Aim of the task: Give an exact transcription of every line, dropping the images.

Information supplied:
/---

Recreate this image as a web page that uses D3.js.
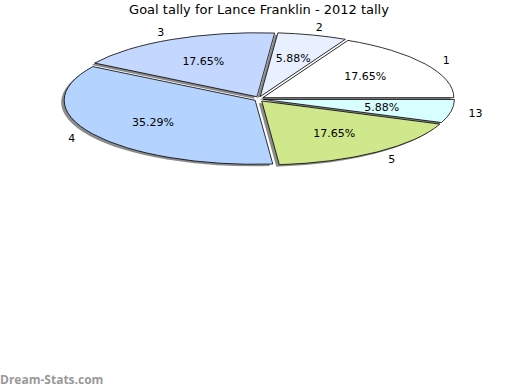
<!DOCTYPE html>
<html>
<head>
<meta charset="utf-8">
<script src="https://cdn.jsdelivr.net/npm/d3@7"></script>
<style>
  body { margin: 0; background: #fff; }
  text { font-family: "DejaVu Sans", sans-serif; }
</style>
</head>
<body>
<div id="chart"></div>
<script>
// goals per round (2012)
const labels = ["1", "2", "3", "4", "5", "13"];
const goals = [3, 1, 3, 6, 3, 1];
const colors = ["#ffffff", "#e8f0ff", "#c4d8ff", "#b4d4ff", "#d0e88c", "#d8ffff"];

const width = 520, height = 390;
const cx = 259, cy = 99;
const rx = 191, ry = 64;

const svg = d3.select("#chart")
  .append("svg")
  .attr("width", width)
  .attr("height", height);

svg.append("text")
  .attr("x", 259)
  .attr("y", 14)
  .attr("text-anchor", "middle")
  .style("font-size", "13px")
  .text("Goal tally for Lance Franklin - 2012 tally");

// angles go counter-clockwise from 3 o'clock
const pie = d3.pie().sort(null).value(d => d)
  .startAngle(0).endAngle(2 * Math.PI);
const arcs = pie(goals);
const total = d3.sum(goals);

function pt(a, k, ox, oy) {
  return [ox + k * rx * Math.cos(a), oy - k * ry * Math.sin(a)];
}

function offset(d) {
  const mid = (d.startAngle + d.endAngle) / 2;
  return [cx + 4.5 * Math.cos(mid), cy - 2.5 * Math.sin(mid)];
}

function slicePath(d, dx, dy) {
  const [ox, oy] = offset(d);
  const p0 = pt(d.startAngle, 1, ox + dx, oy + dy);
  const p1 = pt(d.endAngle, 1, ox + dx, oy + dy);
  const large = d.endAngle - d.startAngle > Math.PI ? 1 : 0;
  return `M${ox + dx},${oy + dy}L${p0[0]},${p0[1]}A${rx},${ry} 0 ${large} 0 ${p1[0]},${p1[1]}Z`;
}

// shadows
svg.append("g").selectAll("path")
  .data(arcs)
  .enter().append("path")
  .attr("d", d => slicePath(d, -3, 2))
  .attr("fill", "#8c8c8c");

svg.append("g").selectAll("path")
  .data(arcs)
  .enter().append("path")
  .attr("d", d => slicePath(d, 0, 0))
  .attr("fill", (d, i) => colors[i])
  .attr("stroke", "#000")
  .attr("stroke-width", 0.8);

// outer labels
svg.append("g").selectAll("text")
  .data(arcs)
  .enter().append("text")
  .attr("x", d => pt((d.startAngle + d.endAngle) / 2, 1.13, ...offset(d))[0])
  .attr("y", d => pt((d.startAngle + d.endAngle) / 2, 1.13, ...offset(d))[1] + 4)
  .attr("text-anchor", "middle")
  .style("font-size", "11px")
  .text((d, i) => labels[i]);

// percentages
svg.append("g").selectAll("text")
  .data(arcs)
  .enter().append("text")
  .attr("x", d => pt((d.startAngle + d.endAngle) / 2, 0.63, ...offset(d))[0])
  .attr("y", d => pt((d.startAngle + d.endAngle) / 2, 0.63, ...offset(d))[1] + 4)
  .attr("text-anchor", "middle")
  .style("font-size", "11px")
  .text(d => (d.value / total * 100).toFixed(2) + "%");

svg.append("text")
  .attr("x", 0)
  .attr("y", 384)
  .attr("fill", "#999")
  .style("font-size", "12px")
  .style("font-weight", "bold")
  .style("font-family", "'Open Sans', sans-serif")
  .text("Dream-Stats.com");
</script>
</body>
</html>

\---

Written answer:
Recreate this image as a web page that uses D3.js.
<!DOCTYPE html>
<html>
<head>
<meta charset="utf-8">
<script src="https://cdn.jsdelivr.net/npm/d3@7"></script>
<style>
  body { margin: 0; background: #fff; }
  text { font-family: "DejaVu Sans", sans-serif; }
</style>
</head>
<body>
<div id="chart"></div>
<script>
// goals per round (2012)
const labels = ["1", "2", "3", "4", "5", "13"];
const goals = [3, 1, 3, 6, 3, 1];
const colors = ["#ffffff", "#e8f0ff", "#c4d8ff", "#b4d4ff", "#d0e88c", "#d8ffff"];

const width = 520, height = 390;
const cx = 259, cy = 99;
const rx = 191, ry = 64;

const svg = d3.select("#chart")
  .append("svg")
  .attr("width", width)
  .attr("height", height);

svg.append("text")
  .attr("x", 259)
  .attr("y", 14)
  .attr("text-anchor", "middle")
  .style("font-size", "13px")
  .text("Goal tally for Lance Franklin - 2012 tally");

// angles go counter-clockwise from 3 o'clock
const pie = d3.pie().sort(null).value(d => d)
  .startAngle(0).endAngle(2 * Math.PI);
const arcs = pie(goals);
const total = d3.sum(goals);

function pt(a, k, ox, oy) {
  return [ox + k * rx * Math.cos(a), oy - k * ry * Math.sin(a)];
}

function offset(d) {
  const mid = (d.startAngle + d.endAngle) / 2;
  return [cx + 4.5 * Math.cos(mid), cy - 2.5 * Math.sin(mid)];
}

function slicePath(d, dx, dy) {
  const [ox, oy] = offset(d);
  const p0 = pt(d.startAngle, 1, ox + dx, oy + dy);
  const p1 = pt(d.endAngle, 1, ox + dx, oy + dy);
  const large = d.endAngle - d.startAngle > Math.PI ? 1 : 0;
  return `M${ox + dx},${oy + dy}L${p0[0]},${p0[1]}A${rx},${ry} 0 ${large} 0 ${p1[0]},${p1[1]}Z`;
}

// shadows
svg.append("g").selectAll("path")
  .data(arcs)
  .enter().append("path")
  .attr("d", d => slicePath(d, -3, 2))
  .attr("fill", "#8c8c8c");

svg.append("g").selectAll("path")
  .data(arcs)
  .enter().append("path")
  .attr("d", d => slicePath(d, 0, 0))
  .attr("fill", (d, i) => colors[i])
  .attr("stroke", "#000")
  .attr("stroke-width", 0.8);

// outer labels
svg.append("g").selectAll("text")
  .data(arcs)
  .enter().append("text")
  .attr("x", d => pt((d.startAngle + d.endAngle) / 2, 1.13, ...offset(d))[0])
  .attr("y", d => pt((d.startAngle + d.endAngle) / 2, 1.13, ...offset(d))[1] + 4)
  .attr("text-anchor", "middle")
  .style("font-size", "11px")
  .text((d, i) => labels[i]);

// percentages
svg.append("g").selectAll("text")
  .data(arcs)
  .enter().append("text")
  .attr("x", d => pt((d.startAngle + d.endAngle) / 2, 0.63, ...offset(d))[0])
  .attr("y", d => pt((d.startAngle + d.endAngle) / 2, 0.63, ...offset(d))[1] + 4)
  .attr("text-anchor", "middle")
  .style("font-size", "11px")
  .text(d => (d.value / total * 100).toFixed(2) + "%");

svg.append("text")
  .attr("x", 0)
  .attr("y", 384)
  .attr("fill", "#999")
  .style("font-size", "12px")
  .style("font-weight", "bold")
  .style("font-family", "'Open Sans', sans-serif")
  .text("Dream-Stats.com");
</script>
</body>
</html>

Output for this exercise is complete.